> **Brief**
Leaving out the pictures, retype the lines from the beginning of the listing through the line containing "import * as echarts from 'echarts';".

┄┄┄┄┄┄┄┄┄┄┄┄┄┄┄┄┄┄┄┄

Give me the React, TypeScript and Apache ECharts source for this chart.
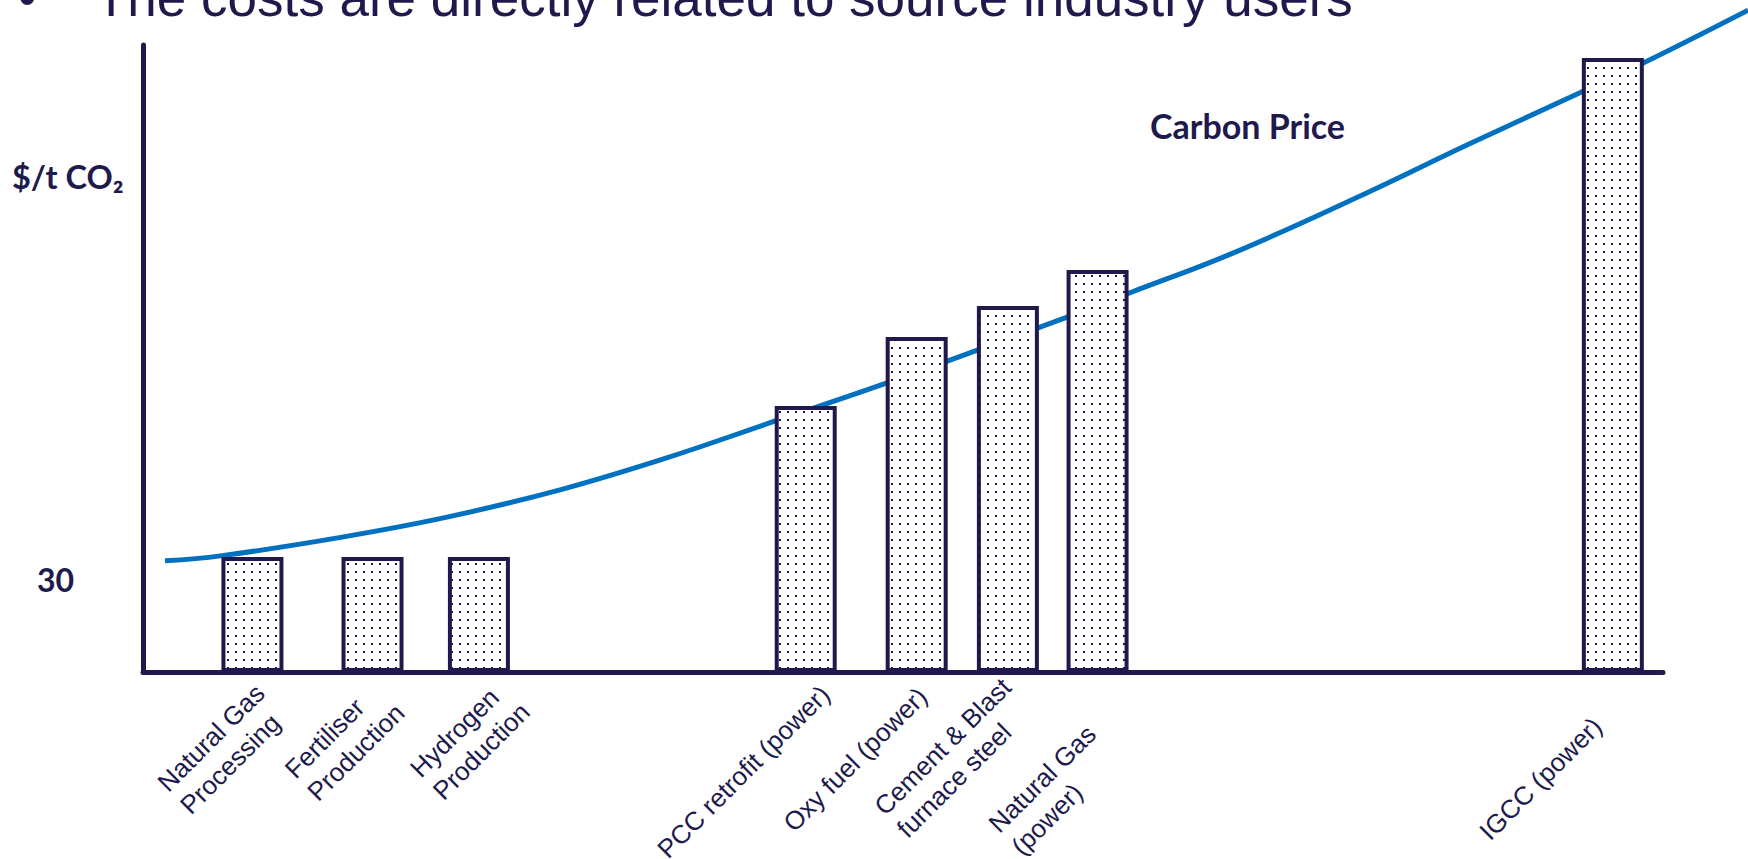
import React, { useEffect, useRef } from 'react';
import * as echarts from 'echarts';

// ---- data ----
const categories = [
  'Natural Gas\nProcessing',
  'Fertiliser\nProduction',
  'Hydrogen\nProduction',
  'PCC retrofit (power)',
  'Oxy fuel (power)',
  'Cement & Blast\nfurnace steel',
  'Natural Gas\n(power)',
  'IGCC (power)',
];
// position of each source along the (unitless) horizontal axis
const positions = [7.2, 15.1, 22.1, 43.6, 50.9, 56.9, 62.8, 96.7];
// capture cost, $/t CO2
const costs = [30, 30, 30, 69.4, 87.4, 95.5, 104.9, 160.2];
// carbon price curve
const priceX = [1.45, 5.1, 13.1, 20.0, 27.5, 34.4, 41.6, 48.9, 54.9, 60.8, 64.9, 71.7, 80.5, 87.1, 94.5, 98.8, 105.6];
const priceY = [29.0, 30.3, 35.2, 40.4, 47.6, 55.8, 65.5, 75.4, 84.0, 92.6, 98.9, 109.3, 125.0, 137.5, 151.1, 159.1, 172.7];
const yTickLabels = [30];
const titleText = 'The costs are directly related to source industry users';
const yName = '$/t CO\u2082';
const seriesName = 'Carbon Price';

// ---- style (pixel nudges of the rotated category labels) ----
const labelNudge = [
  [19, 28], [16, 25], [35, 24], [19.5, 18], [6, 20], [10, 22], [5, 69], [-15.5, 50],
];

export default function App() {
  const ref = useRef<HTMLDivElement>(null);
  useEffect(() => {
    const el = ref.current!;
    const chart = echarts.init(el, undefined, { renderer: 'svg' });
    const navy = '#201a4c';
    const blue = '#0070c0';

    const cv = document.createElement('canvas');
    cv.width = 8;
    cv.height = 8;
    const ctx = cv.getContext('2d')!;
    ctx.fillStyle = '#ffffff';
    ctx.fillRect(0, 0, 8, 8);
    ctx.fillStyle = navy;
    ctx.fillRect(3, 3, 2, 2);
    const pattern: any = { image: cv, repeat: 'repeat', imageWidth: 8, imageHeight: 8 };

    const hiddenAxis = {
      show: false, axisLine: { show: false }, axisTick: { show: false },
      axisLabel: { show: false }, splitLine: { show: false },
    };

    chart.setOption({
      animation: false,
      grid: [
        { left: 143, right: 85, top: 45, bottom: 187, containLabel: false, outerBoundsMode: 'none' },
        // same scale as grid 0, extended to the canvas edges so the curve can run past the axes
        { left: 143, right: 0, top: 0, bottom: 187, containLabel: false, outerBoundsMode: 'none' },
      ],
      xAxis: [
        {
          type: 'value', min: 0, max: 100, gridIndex: 0,
          axisLine: { show: true, onZero: false, lineStyle: { color: navy, width: 5 } },
          axisTick: { show: false }, axisLabel: { show: false }, splitLine: { show: false },
        },
        { type: 'value', min: 0, max: (1605 * 100) / 1520, gridIndex: 1, ...hiddenAxis },
      ],
      yAxis: [
        {
          type: 'value', min: 0, max: 163.6, interval: 30, gridIndex: 0,
          axisLine: { show: true, onZero: false, lineStyle: { color: navy, width: 5 } },
          axisTick: { show: false }, splitLine: { show: false },
          axisLabel: {
            formatter: (v: number) => (yTickLabels.includes(v) ? String(v) : ''),
            margin: 69, color: navy, fontFamily: 'Lato', fontWeight: 'bold', fontSize: 32,
            verticalAlign: 'top', lineHeight: 44,
          },
        },
        { type: 'value', min: 0, max: (672 * 163.6) / 627, gridIndex: 1, ...hiddenAxis },
      ],
      series: [
        {
          type: 'line', name: seriesName, xAxisIndex: 1, yAxisIndex: 1,
          data: priceX.map((x, i) => [x, priceY[i]]),
          smooth: 0.4, showSymbol: false, symbol: 'none', clip: false,
          lineStyle: { color: blue, width: 5 }, z: 1,
        },
        {
          type: 'bar', xAxisIndex: 0, yAxisIndex: 0,
          data: positions.map((x, i) => ({ value: [x, costs[i]], name: categories[i] })),
          barWidth: 62,
          itemStyle: { color: pattern, borderColor: navy, borderWidth: 4 },
          z: 3,
        },
      ],
    });

    const labels = categories.map((c, i) => {
      const p = chart.convertToPixel({ gridIndex: 0 }, [positions[i], 0]) as number[];
      const text = c.split('\n').map((s) => `{a|${s}}`).join('\n');
      return {
        type: 'text',
        x: p[0] + labelNudge[i][0],
        y: p[1] + labelNudge[i][1],
        rotation: Math.PI / 4,
        style: {
          text,
          align: 'right',
          verticalAlign: 'middle',
          rich: {
            a: { align: 'left', fontSize: 26, lineHeight: 32, fontFamily: '"Liberation Sans", Arial', fill: navy },
          },
        },
      };
    });

    chart.setOption({
      graphic: [
        {
          type: 'text', x: 18, y: -3,
          style: { text: '\u2022', fontSize: 53, fontFamily: '"Liberation Sans", Arial', fill: navy, verticalAlign: 'middle' },
        },
        {
          type: 'text', x: 95, y: -3,
          style: { text: titleText, fontSize: 53, fontFamily: '"Liberation Sans", Arial', fill: navy, verticalAlign: 'middle' },
        },
        {
          type: 'text', x: 12, y: 176,
          style: { text: yName, fontSize: 32.5, fontFamily: 'Lato', fontWeight: 'bold', fill: navy, verticalAlign: 'middle' },
        },
        {
          type: 'text', x: 1150, y: 125,
          style: { text: seriesName, fontSize: 34, fontFamily: 'Lato', fontWeight: 'bold', fill: navy, verticalAlign: 'middle' },
        },
        ...labels,
      ],
    });

    return () => chart.dispose();
  }, []);

  return (
    <div
      ref={ref}
      style={{ position: 'fixed', left: 0, top: 0, width: 1748, height: 859, background: '#ffffff' }}
    />
  );
}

┄┄┄┄┄┄┄┄┄┄┄┄┄┄┄┄┄┄┄┄

> **Complete answer**
Give me the React, TypeScript and Apache ECharts source for this chart.
import React, { useEffect, useRef } from 'react';
import * as echarts from 'echarts';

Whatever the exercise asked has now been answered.